The Hollywood Reporter has learned that NBC's cable affiliate Bravo is negotiating with the producers of its hit show Queer Eye for the Straight Guyfor production of a second season -- plus a huge increase in the number of episodes to be shot during the season.

During its first season, Queer Eye filmed only 13 episodes, of which eleven have been aired. After the show became a ratings powerhouse, Bravo exercised an option for 7 more episodes, which the producers, Scout Productions, will begin filming next week. However, for the second season order, Bravo is looking for as many as 40 episodes. Said the show's co-creator David Collins, "We won't be shutting off the Queer Eye production engine for quite a while."

In addition, Scout is negotiating with NBC to "re-package" the show and the "Fab Five" themselves (Ted Allen, Kyan Douglas, Thom Filicia, Carson Kressley and Jai Rodriguez) for NBC prime-time. Since NBC wasn't the owner of Bravo at the time of the original Queer Eye production deal in 2002 -- instead, Bravo was owned by a holding company controlled by Cablevision, with NBC as a minority holder -- the cross-promotion of the show between Bravo and NBC was not anticipated in the original deal.

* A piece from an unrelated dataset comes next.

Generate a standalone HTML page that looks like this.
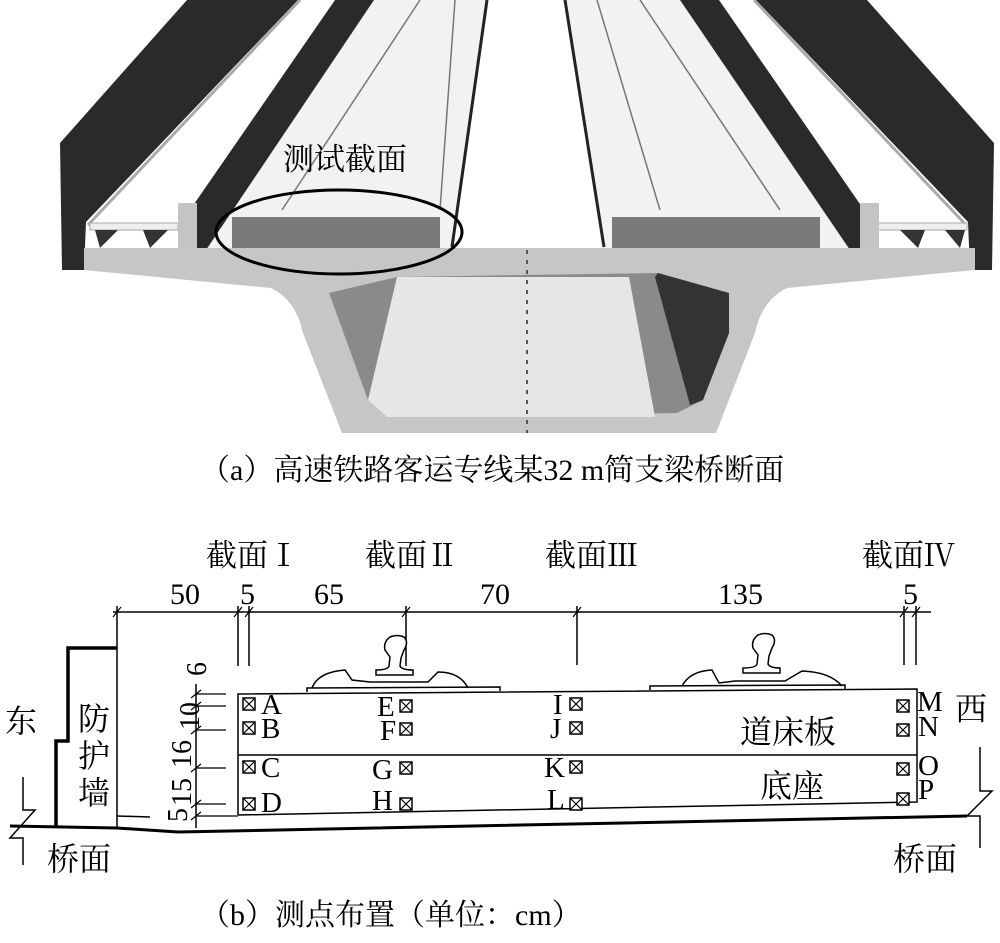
<!DOCTYPE html>
<html><head><meta charset="utf-8"><style>
html,body{margin:0;padding:0;background:#fff;}
svg{display:block;}
text{font-family:"Liberation Serif","Noto Serif CJK SC",serif;fill:#000;}
</style></head><body>
<svg width="1000" height="943" viewBox="0 0 1000 943" xmlns="http://www.w3.org/2000/svg">
<defs><g id="sq"><rect x="0" y="0" width="12" height="12" fill="#fff" stroke="#000" stroke-width="1.5"/><path d="M0,0 L12,12 M12,0 L0,12" stroke="#000" stroke-width="1.2"/></g></defs>
<!-- ===== Top picture ===== -->
<polygon points="374,0 487,0 452,248 206,248" fill="#f2f2f2"/>
<polygon points="565,0 680,0 850,248 602,248" fill="#f2f2f2"/>
<!-- left outer dark -->
<polygon points="187,0 298,0 86,222 84,270 62,270 60,143" fill="#2a2a2a"/>
<line x1="300" y1="0" x2="88" y2="225" stroke="#aaa" stroke-width="3"/>
<!-- left inner dark -->
<polygon points="335,0 374,0 206,250 192,250 192,207" fill="#2a2a2a"/>
<!-- right inner dark -->
<polygon points="680,0 719,0 862,207 862,250 850,250" fill="#2a2a2a"/>
<!-- right outer dark -->
<line x1="754" y1="0" x2="966" y2="225" stroke="#aaa" stroke-width="3"/>
<polygon points="756,0 867,0 994,143 992,270 970,270 968,222" fill="#2a2a2a"/>
<line x1="487" y1="0" x2="452" y2="247" stroke="#222" stroke-width="3"/>
<line x1="565" y1="0" x2="604" y2="247" stroke="#222" stroke-width="3"/>
<g stroke="#777" stroke-width="1.5">
<line x1="420" y1="0" x2="282" y2="210"/><line x1="455" y1="0" x2="440" y2="210"/>
<line x1="597" y1="0" x2="660" y2="210"/><line x1="640" y1="0" x2="780" y2="210"/>
</g>
<rect x="90" y="223" width="88" height="7" fill="#eee" stroke="#aaa"/>
<rect x="877" y="223" width="90" height="7" fill="#eee" stroke="#aaa"/>
<polygon points="95,230 118,230 100,248" fill="#333"/>
<polygon points="143,230 168,230 150,248" fill="#333"/>
<polygon points="900,230 925,230 918,248" fill="#333"/>
<polygon points="945,230 965,230 960,248" fill="#333"/>
<rect x="178" y="203" width="19" height="47" fill="#c4c4c4"/>
<rect x="860" y="203" width="19" height="47" fill="#c4c4c4"/>
<rect x="232" y="217" width="208" height="31" fill="#7a7a7a"/>
<rect x="612" y="217" width="208" height="31" fill="#7a7a7a"/>
<path d="M84,248 L975,248 L975,270 L787,288 Q762,300 755,333 L716,433 L342,433 L303,333 Q296,300 271,288 L84,270 Z" fill="#c6c6c6"/>
<polygon points="329,293 397,277 658,273 729,293 729,333 703,400 677,413 387,417 368,400" fill="#8a8a8a"/>
<polygon points="658,273 729,293 729,333 703,400 690,405 655,277" fill="#333"/>
<polygon points="397,277 629,277 655,417 387,417 368,400" fill="#e6e6e6"/>
<line x1="527" y1="250" x2="527" y2="433" stroke="#555" stroke-width="2" stroke-dasharray="4,6"/>
<ellipse cx="339" cy="232" rx="123" ry="42" fill="none" stroke="#000" stroke-width="3"/>
<text x="283" y="170" font-size="31">测试截面</text>
<text x="200" y="480" font-size="30">（a）高速铁路客运专线某32 m简支梁桥断面</text>

<!-- ===== Bottom diagram ===== -->
<text x="206" y="566" font-size="31">截面Ⅰ</text>
<text x="365" y="566" font-size="31">截面Ⅱ</text>
<text x="545" y="566" font-size="31">截面Ⅲ</text>
<text x="862" y="566" font-size="31">截面Ⅳ</text>
<g font-size="30">
<text x="170" y="604">50</text><text x="240" y="604">5</text><text x="314" y="604">65</text>
<text x="480" y="604">70</text><text x="718" y="604">135</text><text x="903" y="604">5</text>
</g>
<g stroke="#000" stroke-width="1.5" fill="none">
<line x1="113" y1="612" x2="931" y2="612"/>
<line x1="117" y1="606" x2="117" y2="828"/>
<line x1="238" y1="606" x2="238" y2="666"/>
<line x1="249" y1="606" x2="249" y2="666"/>
<line x1="406" y1="606" x2="406" y2="666"/>
<line x1="577" y1="606" x2="577" y2="665"/>
<line x1="904" y1="606" x2="904" y2="665"/>
<line x1="916" y1="606" x2="916" y2="665"/>
<g stroke-width="1.2">
<line x1="113" y1="617" x2="121" y2="607"/><line x1="234" y1="617" x2="242" y2="607"/>
<line x1="245" y1="617" x2="253" y2="607"/><line x1="402" y1="617" x2="410" y2="607"/>
<line x1="573" y1="617" x2="581" y2="607"/><line x1="900" y1="617" x2="908" y2="607"/>
<line x1="912" y1="617" x2="920" y2="607"/>
</g>
<line x1="196" y1="684" x2="196" y2="828"/>
<g stroke-width="1.2">
<line x1="196" y1="694" x2="226" y2="694"/><line x1="196" y1="706" x2="226" y2="706"/>
<line x1="196" y1="730" x2="226" y2="730"/><line x1="196" y1="768" x2="226" y2="768"/>
<line x1="196" y1="804" x2="226" y2="804"/><line x1="196" y1="816" x2="238" y2="816"/>
<line x1="191" y1="698" x2="201" y2="690"/><line x1="191" y1="710" x2="201" y2="702"/>
<line x1="191" y1="734" x2="201" y2="726"/><line x1="191" y1="772" x2="201" y2="764"/>
<line x1="191" y1="808" x2="201" y2="800"/><line x1="191" y1="820" x2="201" y2="812"/>
</g>
<path d="M56,828 L56,741 L68,741 L68,648 L117,648" stroke-width="3.5"/>
<line x1="117" y1="816" x2="150" y2="817"/>
<path d="M23,777 L23,810 L35,810 L10,838 L23,838 L23,865"/>
<path d="M980,747 L980,791 L992,791 L967,816 L980,816 L980,848"/>
<path d="M10,826 L117,828 L178,832 L967,816" stroke-width="3"/>
<path d="M238,815 L238,694 L917,689 L917,802 L238,815"/>
<line x1="238" y1="755" x2="917" y2="755"/>
<path d="M307,692 L307,688 L500,687 L500,691" />
<path d="M312,688 Q318,672 345,670 L352,680 L370,682 L428,682 L438,672 Q460,672 468,688"/>
<path d="M650,690 L650,686 L845,685 L845,689"/>
<path d="M682,686 Q690,671 712,670 L719,683 L735,681 L785,681 L802,671 Q830,672 842,686"/>
</g>
<path d="M390,657 L385,650 Q383,642 390,637 Q397,634 404,637 Q409,642 404,650 L401,658 L400,666 Q402,670 413,670 L413,675 L376,675 L376,670 Q388,670 389,666 Z" fill="#fff" stroke="#000" stroke-width="1.5"/>
<path d="M758,655 L753,648 Q751,640 758,635 Q765,632 772,635 Q777,640 772,648 L769,656 L768,664 Q770,668 780,668 L780,673 L743,673 L743,668 Q756,668 757,664 Z" fill="#fff" stroke="#000" stroke-width="1.5"/>
<use href="#sq" x="243" y="698"/><use href="#sq" x="243" y="722"/><use href="#sq" x="243" y="761"/><use href="#sq" x="243" y="798"/>
<use href="#sq" x="400" y="700"/><use href="#sq" x="400" y="723"/><use href="#sq" x="400" y="762"/><use href="#sq" x="400" y="798"/>
<use href="#sq" x="570" y="698"/><use href="#sq" x="570" y="722"/><use href="#sq" x="570" y="761"/><use href="#sq" x="570" y="798"/>
<use href="#sq" x="897" y="700"/><use href="#sq" x="897" y="724"/><use href="#sq" x="897" y="763"/><use href="#sq" x="897" y="793"/>
<g font-size="29">
<text x="261" y="714">A</text><text x="261" y="738">B</text><text x="261" y="777">C</text><text x="261" y="812">D</text>
<text x="377" y="716">E</text><text x="380" y="740">F</text><text x="372" y="779">G</text><text x="372" y="810">H</text>
<text x="553" y="714">I</text><text x="550" y="738">J</text><text x="544" y="777">K</text><text x="547" y="809">L</text>
<text x="917" y="711">M</text><text x="918" y="736">N</text><text x="918" y="775">O</text><text x="918" y="799">P</text>
</g>
<g font-size="28">
<text transform="translate(206,676) rotate(-90)">6</text>
<text transform="translate(199,730) rotate(-90)">10</text>
<text transform="translate(191,768) rotate(-90)">16</text>
<text transform="translate(191,806) rotate(-90)">15</text>
<text transform="translate(187,822) rotate(-90)">5</text>
</g>
<g font-size="32">
<text x="5" y="732">东</text>
<text x="78" y="730">防</text><text x="78" y="767">护</text><text x="78" y="804">墙</text>
<text x="47" y="870">桥面</text>
<text x="955" y="720">西</text>
<text x="893" y="870">桥面</text>
<text x="740" y="743">道床板</text>
<text x="760" y="797">底座</text>
</g>
<text x="200" y="925" font-size="30">（b）测点布置（单位：cm）</text>
</svg>
</body></html>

Because of the show's runaway success, the "Fab Five" -- who have become such media stars themselves that they have each hired talent agents to market them outside the show -- will receive healthy raises as part of the new deal. As discussed in this story, the "Fab Five" only received $3,000 each per episode for the first season, which was envisioned as a part-time activity while they pursued their full-time careers. Although many pundits were stunned, the talent agents kept quiet while waiting for the show's renewal, knowing that a standard part of Hollywood deal-making is renegotiating the contracts of stars in hit shows that get renewed. Their time has now arrived.

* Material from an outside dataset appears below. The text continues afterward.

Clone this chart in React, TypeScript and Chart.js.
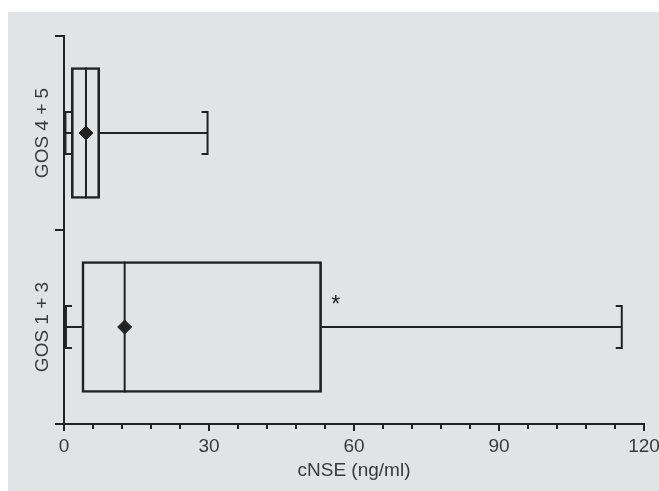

Bravo's current plans call for airing the seven new episodes of Queer Eye beginning in November, for November sweeps. The first episodes of the second season -- if all goes well -- would be produced in time to air during February 2004 sweeps, and the second season might be broken into two parts to give production pre-planning a chance to explore new venues. According to Scout, the second season will venture outside of the New York City environs, to such locales as Texas and the Midwest. Looks like Queer Eye is about to become a full-time job.

Queer Eye has become one of the powerhouses of cable programming, drawing an average audience of 2.5 million viewers -- including 1.8 million in the 18-49 demographic -- which is a higher average than the best figures Bravo ever recorded for a single broadcast prior to its debut. Although NBC continues to cross-promote Queer Eye, NBC entertainment president Jeff Zucker has expressed his reluctance to move the show permanently to the parent network despite its ratings, since the show is seen as Bravo's "franchise" production. To protect that franchise, NBC make seek restrictions on appearances by the "Fab Five" on non-NBC broadcast outlets, such as Viacom's MTV, which could also be repackaged onto Viacom's CBS.

Of course, more restrictions on the "Fab Five" requires more cash in their base compensation. In other words, we think the people who worried about the "Fab Five" being underpaid can rest easier tonight.